In this series, students document their experiences during the internships in 2012. Scattered across the globe, they are reporting from places like Haiti, South America, Africa, Mongolia and Japan.
Yuya Fukada reports on his internship with UNICEF in Rwanda.
Six weeks have already passed since we started our internship with UNICEF Rwanda. So far, I had been to six countries in Sub-Sahara Africa, and the life here in Kigali, the capital of Rwanda, is by far the best experience in terms of daily life, comfort and security.
Situated in east Africa, Rwanda is the 149th-largest country and often referred to as the “miracle of Africa”, due to its dramatic economic growth after having suffered the 1994 genocide in which an estimated one million people died. From the perspective of a simple tourist, you would hardly recognize any scars of the genocide unless you visited the genocide memorial centers, which are located all around the country.
Infrastructures such as roads and electricity have been constructed and seemingly well designed. You would be surprised by the amount of skyscrapers that have sprung up in the city center.
Together with fellow student Ana Livi, as interns of UNICEF Rwanda we were assigned to the organization’s construction unit and are working under the supervision of Luca Ginoulhiac, a Construction Works Specialist that deals with several projects in this country.
Our two main objectives for this three-month period are to develop a basic design of an ECD (Early Childhood Development) center and to provide the design for a school toilet unit that adopts MHM (menstrual hygiene management) standards.
An ECD center is an educational facility specialized in children between 0 to 6 years old and their parents.
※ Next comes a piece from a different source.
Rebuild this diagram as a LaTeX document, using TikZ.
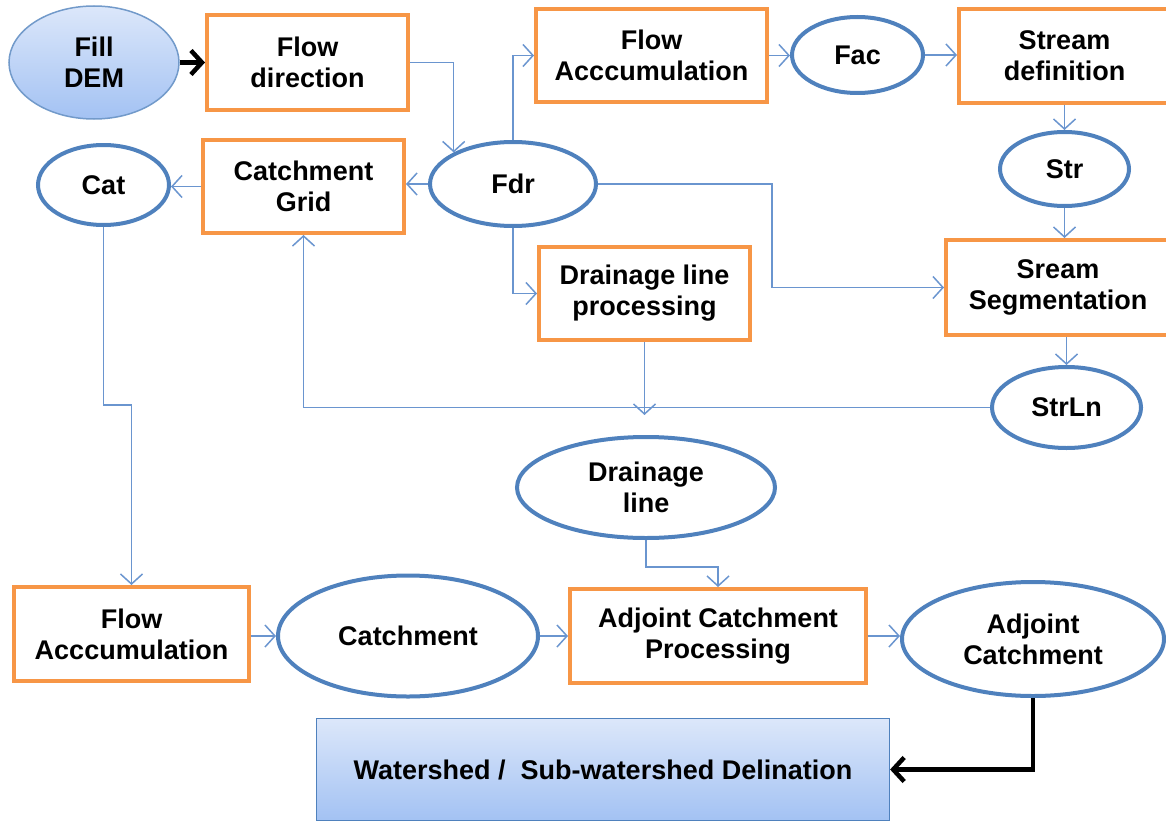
\documentclass[tikz,border=0pt]{standalone}
\usepackage{fontspec}
\setmainfont{Liberation Sans}
\usetikzlibrary{shapes.geometric,arrows.meta}
\definecolor{orng}{HTML}{F79646}
\definecolor{eblue}{HTML}{4F81BD}
\definecolor{lblue}{HTML}{6A95CF}
\definecolor{gtop}{HTML}{DCE7FA}
\definecolor{gbot}{HTML}{A3C2F3}
\tikzset{
  box/.style={draw=orng, line width=4pt, fill=white, rectangle, align=center, inner sep=2pt,
    font=\fontsize{27}{31}\selectfont\bfseries},
  ell/.style={draw=eblue, line width=4pt, fill=white, ellipse, align=center, inner sep=0pt,
    font=\fontsize{27}{31}\selectfont\bfseries},
  ln/.style={draw=lblue, line width=1.5pt, -{Straight Barb[length=10pt,width=22pt]}},
  bk/.style={draw=black, line width=4.5pt, -{Straight Barb[length=11pt,width=24pt]}},
}
\begin{document}
\begin{tikzpicture}[x=1pt,y=-1pt]
\useasboundingbox (0,0) rectangle (1166,824);
% nodes
\node[ell, draw=eblue!80, line width=1.5pt, top color=gtop, bottom color=gbot,
      minimum width=170pt, minimum height=113pt] (dem) at (94,62.5) {Fill\\DEM};
\node[box, minimum width=201pt, minimum height=95pt] (fd) at (307.5,62.5) {Flow\\direction};
\node[box, minimum width=201pt, minimum height=93pt] (cg) at (303.5,186.5) {Catchment\\Grid};
\node[ell, minimum width=131pt, minimum height=80pt] (cat) at (103.5,185) {Cat};
\node[ell, minimum width=166pt, minimum height=84pt] (fdr) at (513,184) {Fdr};
\node[box, minimum width=231pt, minimum height=93pt] (fa1) at (651.5,55.5) {Flow\\Acccumulation};
\node[ell, minimum width=131pt, minimum height=76pt] (fac) at (857.5,55) {Fac};
\node[box, minimum width=211pt, minimum height=94pt] (sd) at (1064.5,56) {Stream\\definition};
\node[ell, minimum width=129pt, minimum height=74pt] (str) at (1064.5,169) {Str};
\node[box, minimum width=224pt, minimum height=95pt] (seg) at (1058,287.5) {Sream\\Segmentation};
\node[ell, minimum width=149pt, minimum height=81pt] (strln) at (1066.5,407.5) {StrLn};
\node[box, minimum width=211pt, minimum height=93pt] (dlp) at (644.5,293.5) {Drainage line\\processing};
\coordinate (j) at (644.5,415);
\node[ell, minimum width=258pt, minimum height=101pt] (dl) at (646,487.5) {Drainage\\line};
\node[box, minimum width=235pt, minimum height=94pt] (fa2) at (131.5,634) {Flow\\Acccumulation};
\node[ell, minimum width=260pt, minimum height=121pt] (catch) at (408,636) {Catchment};
\node[box, minimum width=296pt, minimum height=94pt] (acp) at (718,636) {Adjoint Catchment\\Processing};
\node[ell, minimum width=262pt, minimum height=114pt] (ac) at (1033,639) {Adjoint\\Catchment};
\node[draw=eblue, line width=1.2pt, top color=gtop, bottom color=gbot, rectangle,
      minimum width=573pt, minimum height=102pt,
      font=\fontsize{27}{31}\selectfont\bfseries] (ws) at (603,769.5) {Watershed /\ \ Sub-watershed Delination};
% connectors
\draw[bk] (dem.east) -- (fd.west);
\draw[ln] (fd.east) -| (fdr.152);
\draw[ln] (fdr.north) |- (fa1.west);
\draw[ln] (fa1.east) -- (fa1.east -| fac.west);
\draw[ln] (fac.east) -- (fac.east -| sd.west);
\draw[ln] (sd.south) -- (str.north);
\draw[ln] (str.south) -- (str.south |- seg.north);
\draw[ln] (seg.south -| strln.north) -- (strln.north);
\draw[ln] (fdr.east) -- ++(174,0) |- (seg.west);
\draw[ln] (fdr.west) -- (fdr.west -| cg.east);
\draw[ln] (cg.west) -- (cg.west -| cat.east);
\draw[ln] (fdr.south) |- (dlp.west);
\draw[ln] (dlp.south) -- (j);
\draw[ln] (strln.west) -| (cg.south);
\draw[ln] (cat.south) -- ++(0,178) -| (fa2.north);
\draw[ln] (dl.south) -- ++(0,27) -| (acp.north);
\draw[ln] (fa2.east |- catch.west) -- (catch.west);
\draw[ln] (catch.east) -- (acp.west);
\draw[ln] (acp.east) -- (acp.east -| ac.west);
\draw[bk] (ac.south) |- (ws.east);
\end{tikzpicture}
\end{document}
Because statistics show that education for younger children generates higher contributions to the development of the country, it is vital to increase investment in this area. Various ministries, UN organizations and NGOs in Rwanda have been tackling this issue, as are many other developing nations.
Although no concrete guidelines or rules have yet been drawn out, so far the services to be provided include early child stimulation, health and nutrition care, prenatal care and parental education.
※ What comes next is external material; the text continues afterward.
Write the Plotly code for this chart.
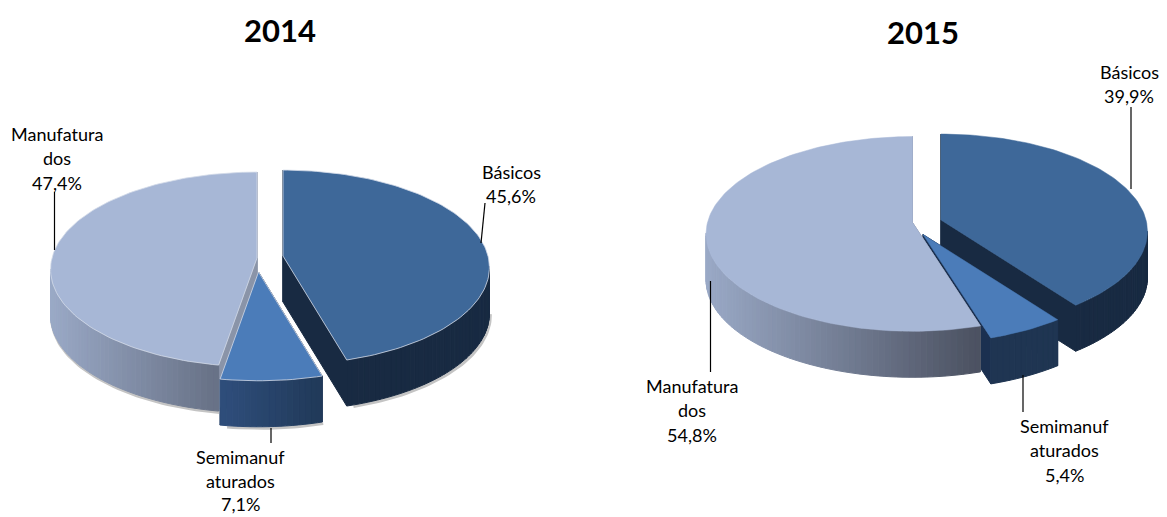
import math
import plotly.graph_objects as go

# ---- data ----
YEARS = ["2014", "2015"]
CATEGORIES = ["Básicos", "Semimanufaturados", "Manufaturados"]
VALUES_2014 = [45.6, 7.1, 47.4]
VALUES_2015 = [39.9, 5.4, 54.8]
LABEL_LINES = [["Básicos"], ["Semimanuf", "aturados"], ["Manufatura", "dos"]]

# ---- styling / layout ----
FONT = "Lato"
A, B, P, DEPTH = 205.0, 96.0, 0.1175, 46.0
TOP = {"Básicos": "#3E6899", "Semimanufaturados": "#4B7CB9", "Manufaturados": "#A7B7D6"}
WALL_2014 = {"Básicos": ("#182A42", "#182A42"), "Semimanufaturados": ("#2E4D7A", "#213A5A"),
             "Manufaturados": ("#9AA9C6", "#687287")}
WALL_2015 = {"Básicos": ("#182A42", "#182A42"), "Semimanufaturados": ("#1F3552", "#1F3552"),
             "Manufaturados": ("#9AA9C6", "#4C5262")}
FACE = {"Básicos": "#182A42", "Semimanufaturados": "#1B3050", "Manufaturados": "#8A94A8"}
CENTERS_2014 = {"Básicos": (283, 256), "Semimanufaturados": (258.5, 272), "Manufaturados": (257, 258)}
CENTERS_2015 = {"Básicos": (941, 220), "Semimanufaturados": (923, 234.5), "Manufaturados": (912.5, 222.5)}
ORDER = ["Básicos", "Manufaturados", "Semimanufaturados"]


def project(center, theta):
    u, v = math.sin(theta), math.cos(theta)
    s = 1 / (1 + P * v)
    return center[0] + A * u * s, center[1] - B * v * s


def mix(c1, c2, t):
    a = [int(c1[i:i + 2], 16) for i in (1, 3, 5)]
    b = [int(c2[i:i + 2], 16) for i in (1, 3, 5)]
    return "rgb(%d,%d,%d)" % tuple(round(x + (y - x) * t) for x, y in zip(a, b))


def poly(fig, xs, ys, color, line=None, width=1):
    fig.add_trace(go.Scatter(x=xs + xs[:1], y=ys + ys[:1], mode="lines", fill="toself", fillcolor=color,
                             line=dict(color=line or color, width=width), hoverinfo="skip", showlegend=False))


def arc(center, t0, t1, n):
    pts = [project(center, t0 + (t1 - t0) * i / n) for i in range(n + 1)]
    return [p[0] for p in pts], [p[1] for p in pts]


def draw_faces(fig, c, xs, ys, color):
    for idx in (0, -1):
        poly(fig, [c[0], xs[idx], xs[idx], c[0]], [c[1], ys[idx], ys[idx] + DEPTH, c[1] + DEPTH], color)


def draw_pie(fig, values, centers, walls, edge=None, shadow=False):
    total = sum(values)
    angle = {}
    acc = 0.0
    for cat, val in zip(CATEGORIES, values):
        angle[cat] = (acc / total * 2 * math.pi, (acc + val) / total * 2 * math.pi)
        acc += val
    geo = {}
    for cat in ORDER:
        t0, t1 = angle[cat]
        n = max(6, int((t1 - t0) / math.radians(1.5)))
        geo[cat] = (t0, t1, n) + arc(centers[cat], t0, t1, n)
    # the small slice's cut faces sit behind the large slices
    t0, t1, n, xs, ys = geo["Semimanufaturados"]
    draw_faces(fig, centers["Semimanufaturados"], xs, ys, FACE["Semimanufaturados"])
    for cat in ORDER:
        t0, t1, n, xs, ys = geo[cat]
        c = centers[cat]
        if cat != "Semimanufaturados":
            draw_faces(fig, c, xs, ys, FACE[cat])
        vis = [i for i in range(n) if math.cos(t0 + (t1 - t0) * (i + .5) / n) < -P * 0.9]
        if vis:
            x_min, x_max = min(xs[i] for i in vis), max(xs[i + 1] for i in vis)
            if shadow:
                fig.add_trace(go.Scatter(x=[xs[i] + 1 for i in vis], y=[ys[i] + DEPTH + 1.5 for i in vis], mode="lines",
                                         line=dict(color="#C4C4C4", width=3), hoverinfo="skip", showlegend=False))
            for i in vis:
                t = ((xs[i] + xs[i + 1]) / 2 - x_min) / max(1, x_max - x_min)
                col = mix(walls[cat][0], walls[cat][1], max(0, min(1, t)))
                poly(fig, [xs[i], xs[i + 1], xs[i + 1], xs[i]],
                     [ys[i], ys[i + 1], ys[i + 1] + DEPTH, ys[i] + DEPTH], col)
        poly(fig, [c[0]] + xs, [c[1]] + ys, TOP[cat], line=edge or TOP[cat], width=0.8 if edge else 0.5)


fig = go.Figure()
draw_pie(fig, VALUES_2014, CENTERS_2014, WALL_2014, edge="#D3DAE8", shadow=True)
draw_pie(fig, VALUES_2015, CENTERS_2015, WALL_2015)


def pct(v):
    return f"{v:.1f}".replace(".", ",") + "%"


def label(lines, x, y0, step=24.4):
    for i, txt in enumerate(lines):
        fig.add_annotation(x=x, y=y0 + i * step, text=txt, showarrow=False, xanchor="center", yanchor="middle",
                           font=dict(family=FONT, size=18, color="#000000"))


label(LABEL_LINES[0] + [pct(VALUES_2014[0])], 511, 172)
label(LABEL_LINES[1] + [pct(VALUES_2014[1])], 240, 457, step=23.5)
label(LABEL_LINES[2] + [pct(VALUES_2014[2])], 57, 134)
label(LABEL_LINES[0] + [pct(VALUES_2015[0])], 1129, 72)
label(LABEL_LINES[1] + [pct(VALUES_2015[1])], 1064, 426)
label(LABEL_LINES[2] + [pct(VALUES_2015[2])], 692, 386)

for (x0, y0, x1, y1) in [(485, 203, 481, 243), (54.5, 192, 54.5, 250), (271, 428, 271, 443),
                         (1131, 107, 1131, 189), (710.5, 281, 710.5, 372), (1023, 375, 1023, 412)]:
    fig.add_shape(type="line", x0=x0, y0=y0, x1=x1, y1=y1, xref="x", yref="y", line=dict(color="#000000", width=1.2))

fig.add_annotation(x=280, y=30, text=f"<b>{YEARS[0]}</b>", showarrow=False,
                   font=dict(family=FONT, size=31, color="#000000"))
fig.add_annotation(x=923, y=32, text=f"<b>{YEARS[1]}</b>", showarrow=False,
                   font=dict(family=FONT, size=31, color="#000000"))

fig.update_layout(width=1167, height=517, margin=dict(l=0, r=0, t=0, b=0), paper_bgcolor="#FFFFFF",
                  plot_bgcolor="#FFFFFF", showlegend=False,
                  xaxis=dict(range=[0, 1167], visible=False, fixedrange=True),
                  yaxis=dict(range=[517, 0], visible=False, fixedrange=True))
fig.write_html("out.html", post_script="document.body.style.margin='0';", config={"displayModeBar": False})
Technically, these centers are already exist, most of which were implemented by local communities, NGOs and private entrepreneurs. However, because involvement and contribution of public institutions is limited, people are often forced to manage their own centers without any financial and technical support, making the quality of the centers relatively poor in terms of both software and hardware. Unfortunately, neither are there any reliable statistics, given that this issue is quite new for them.
The government is now aiming to establish more than 2000 ECD centers throughout the country. Feasibility aside, if this goal were to be achieved, it would signify a great contribution to Rwanda and its people.
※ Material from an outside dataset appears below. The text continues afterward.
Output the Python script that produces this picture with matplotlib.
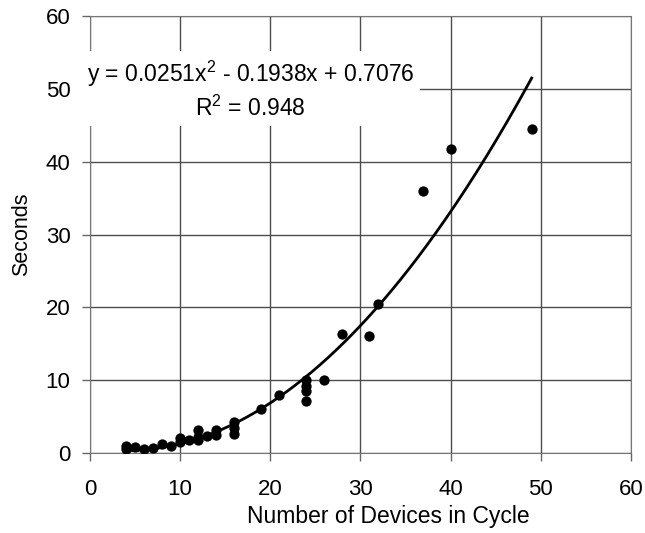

At the beginning of our stay here, we visited and interviewed international NGOs that are actively involved with early childhood development, finding that community initiative is a necessary and interesting approach. We also realized, however, that there are so many things to be improved in terms of design. Some buildings are merely a replication of a primary school that do not take into account the special needs of younger children and infants, presenting problems such as lack of ventilation and poor quality of materials, which are clearly due to limited human and financial resources.
In order for us to reach the design phase, we still need to find answers to a score of questions: What kind of services/facilities are should be provided? Who we are designing for? How can we incorporate water infrastructure? What material should be used? Construction method? Capacity? Geometric character? Vegetation?
Throughout the coming days we will visit several candidate sites to implement as a pilot project in each of the five provinces of Rwanda.
Hope to see some mountain gorillas on our way.